Having saved the building from being demolished (the plan was for a doctor’s quarters), the Mayaro Historical Society was formed to lobby for its restoration.

In 2000, then-senator Wade Mark came to Mayaro for a ceremonial handing over of the key to the building. Big plans were announced. It would be a museum to store the history of the east coast villages. It never happened.

A contractor was employed to restore the structure. Some of the floor boards were changed before the contractor was fired. Someone thought it the best place for a fire station. That plan, too, the building avoided.

Then-minister Glenn Ramadharsingh, in 2011, said it would be the Museum of Economic History. It was never followed up. And the building continued to subside.

That key handed over by Wade Mark would not be needed today. Anyone can walk in. Some of the floor boards are gone. The back of the building is boarded up. The porch leading to the main entrance is askew, the wooden columns rotted.

The only residents here are a committee of vultures. The corbeaux live in the attic, and Anthony considers this the greatest indignity of all.

The Rio Claro/Mayaro Regional Corporation has failed to help fix this. And because the town now revolves around the junction of Naparima/Mayaro Road and Guayaguayare Road, that old post office is now out of sight and out of mind.

In February, the National Trust published a Notice of Intention to list the Old Mayaro Post Office, along with Banwarie Trace (the site where human remains dating back 6,000 years were found), Fort King George, Fort Picton, the Royal Victoria Institute, Tranquillity Methodist Church, and Boissiere House.

The National Trust is empowered to “preserving, maintaining, repairing and servicing or arranging for the preservation of property of interest other than land and, where such property of interest comprises buildings, augmenting the amenities of such buildings and their surroundings”.
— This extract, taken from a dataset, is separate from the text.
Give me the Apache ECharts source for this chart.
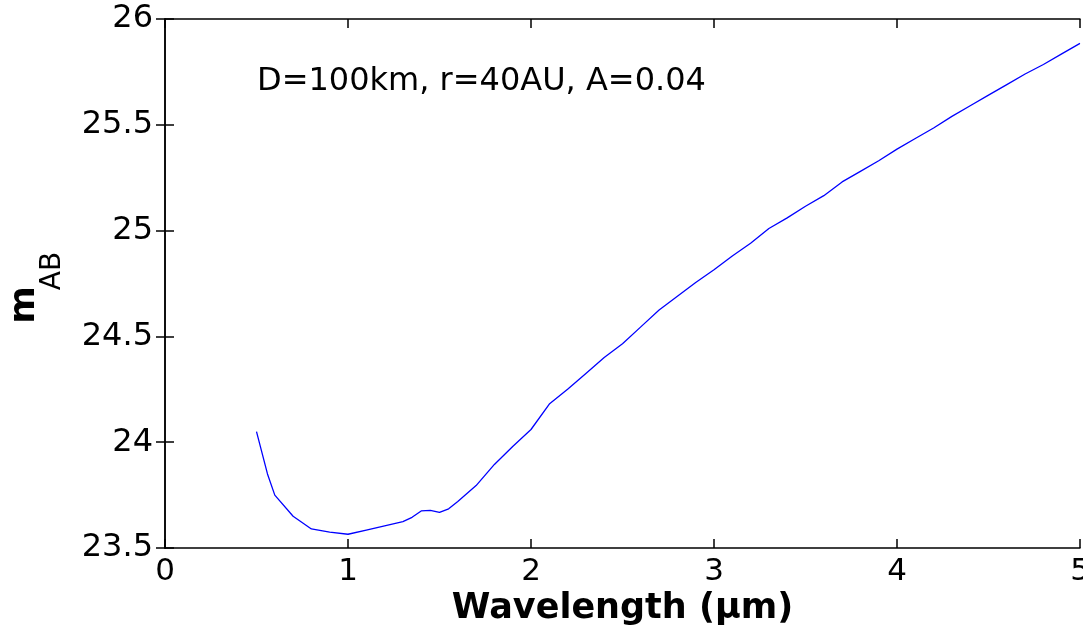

So there may be hope yet that the building at Old Post Office Hill will survive.

UPDATE: Last week’s article, related to the bioluminescent glow in the Orotire River, Mayaro, has drawn thousands of people from across the country to the riverside at Mafeking Village and Cedar Grove Road. The phenomenon, caused by a tiny plankton that briefly glows when disturbed, happens at least once a decade in the upper reaches of the Ortoire, but for the first time has been revealed by residents.